So long story short, my friend was going through my text messages (without my knowledge until after) and looked at the conversation between me and the friend I came out to. He didn't confront me about anything, but said that he was looking for a specific date of a text conversation. The date was the day I first came out. I came out in person and I don't think I have any conversations about it back then, but to reference such a specific day (which nothing else really happened on that day) frightens the hell out of me. My friend doesn't keep secrets well (or at least most secrets). I don't know if I should confront him about it or just see if he says anything. Has this ever happened to any of you? How would you deal with this? I don't know why I would even keep messages about my sexuality. I'm usually much more careful than this...
This exact same thing happened to me when my brother and my sister went through my messages without me knowing just to be mean. They read the messages that revealed my homosexuality and confronted me about it right when I got home. If there were messages between you and your friend that would have revealed your homosexuality, then I'm sure that If he knows, he is just trying to respect you personal privacy right now, although I am sure that he planning on confronting you soon. You should wait for him to confront you just to be safe.

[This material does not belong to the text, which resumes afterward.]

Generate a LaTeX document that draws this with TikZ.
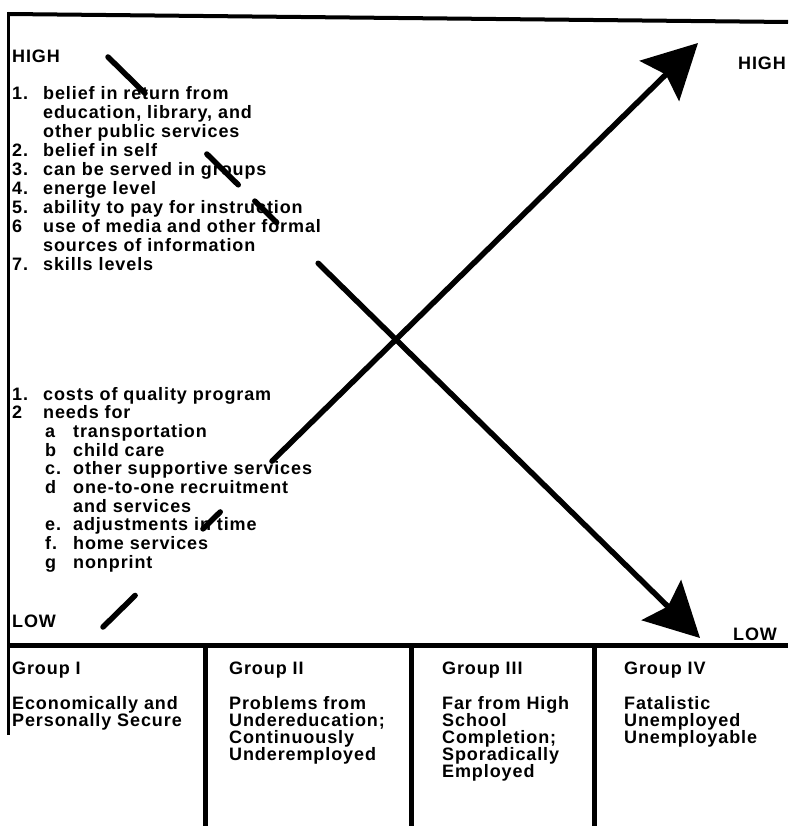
\documentclass[tikz,border=0pt]{standalone}
\usepackage{fontspec}
\setmainfont{Liberation Sans}[LetterSpace=5]
\usetikzlibrary{arrows.meta,calc}

\tikzset{
  txt/.style={anchor=base west, inner sep=0pt, font=\fontsize{18}{19}\selectfont\bfseries},
  endlabel/.style={anchor=base west, inner sep=0pt, font=\fontsize{18}{19}\selectfont\bfseries},
  rule/.style={line width=5pt},
  shaft/.style={line width=5.5pt, line cap=round},
  bigtip/.style={-{Stealth[length=54pt,width=56pt,inset=9pt]}}
}

\begin{document}
\begin{tikzpicture}[x=1pt,y=-1pt]
\useasboundingbox (0,0) rectangle (788,826);

% frame and group boxes
\draw[line width=4pt] (8,14) -- (788,22);
\draw[line width=3pt] (8,12) -- (8,735);
\draw[rule] (8,645) -- (788,645);
\foreach \x in {205,411,594} \draw[rule] (\x,645) -- (\x,826);

% ends of the scale
\node[endlabel] (highL) at (12,63) {HIGH};
\node[endlabel] (lowL) at (12,627) {LOW};
\node[endlabel] (highR) at (738,70) {HIGH};
\node[endlabel] (lowR) at (733,640) {LOW};

% upper list
\foreach \r/\n/\t in {0/1./belief in return from, 1//{education, library, and},
    2//other public services, 3/2./belief in self, 4/3./can be served in groups,
    5/4./energe level, 6/5./ability to pay for instruction,
    7/6/use of media and other formal, 8//sources of information, 9/7./skills levels}
{
  \node[txt] (hinum-\r) at (12,{100+18.9*\r}) {\n};
  \node[txt] (hiitem-\r) at (43,{100+18.9*\r}) {\t};
}

% lower list
\foreach \r/\n/\t/\ind in {0/1./costs of quality program/0, 1/2/needs for/0,
    2/a/transportation/1, 3/b/child care/1, 4/c./other supportive services/1,
    5/d/one-to-one recruitment/1, 6//and services/1, 7/e./adjustments in time/1,
    8/f./home services/1, 9/g/nonprint/1}
{
  \node[txt] (lonum-\r) at ({12+33*\ind},{400+18.7*\r}) {\n};
  \node[txt] (loitem-\r) at ({43+30*\ind},{400+18.7*\r}) {\t};
}

% groups
\foreach \g/\x/\head/\body in {1/12/Group I/{Economically and,Personally Secure},
    2/229/Group II/{Problems from,Undereducation;,Continuously,Underemployed},
    3/442/Group III/{Far from High,School,Completion;,Sporadically,Employed},
    4/624/Group IV/{Fatalistic,Unemployed,Unemployable}}
{
  \node[txt] (grp-\g) at (\x,674) {\head};
  \foreach \ln [count=\k from 0] in \body
    \node[txt] (grp-\g-\k) at (\x,{709+17*\k}) {\ln};
}

% falling arrow
\coordinate (dnA) at (108,57);
\coordinate (dnB) at (700,638);
\draw[shaft] (dnA) -- ($(dnA)!0.0625!(dnB)$);
\draw[shaft] ($(dnA)!0.167!(dnB)$) -- ($(dnA)!0.22!(dnB)$);
\draw[shaft] ($(dnA)!0.248!(dnB)$) -- ($(dnA)!0.285!(dnB)$);
\draw[shaft,bigtip] ($(dnA)!0.355!(dnB)$) -- (dnB);

% rising arrow
\coordinate (upA) at (103,627);
\coordinate (upB) at (698,43);
\draw[shaft] (upA) -- ($(upA)!0.054!(upB)$);
\draw[shaft] ($(upA)!0.168!(upB)$) -- ($(upA)!0.197!(upB)$);
\draw[shaft,bigtip] ($(upA)!0.284!(upB)$) -- (upB);
\end{tikzpicture}
\end{document}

I'm sorry that you had your privacy invaded, too. It makes me angry more than it makes me scared. But what you said is a good point. I am just going to let him come to me if he knows. I don't want to accidentally out myself to him. It wouldn't be the end of the world if he knew, but he certainly isn't someone that I would come out to before anyone else. The not-knowing is what scares me.
what i would do is pretend to be really pissed at him for looking through your phone then be like jk and then confront him about it and just explain. i'm sure he'd understand. if you have any problems lemme know! id be glad to help you with any thing!
So I've already seen this friend many times since the incident, and he hasn't mentioned anything about knowing. If, however, he does know, then I've decided I wouldn't make a story up or lie to him if he asks. I'm getting closer to becoming more open about my sexuality. But as of now, I highly doubt he knows anything. Crisis averted.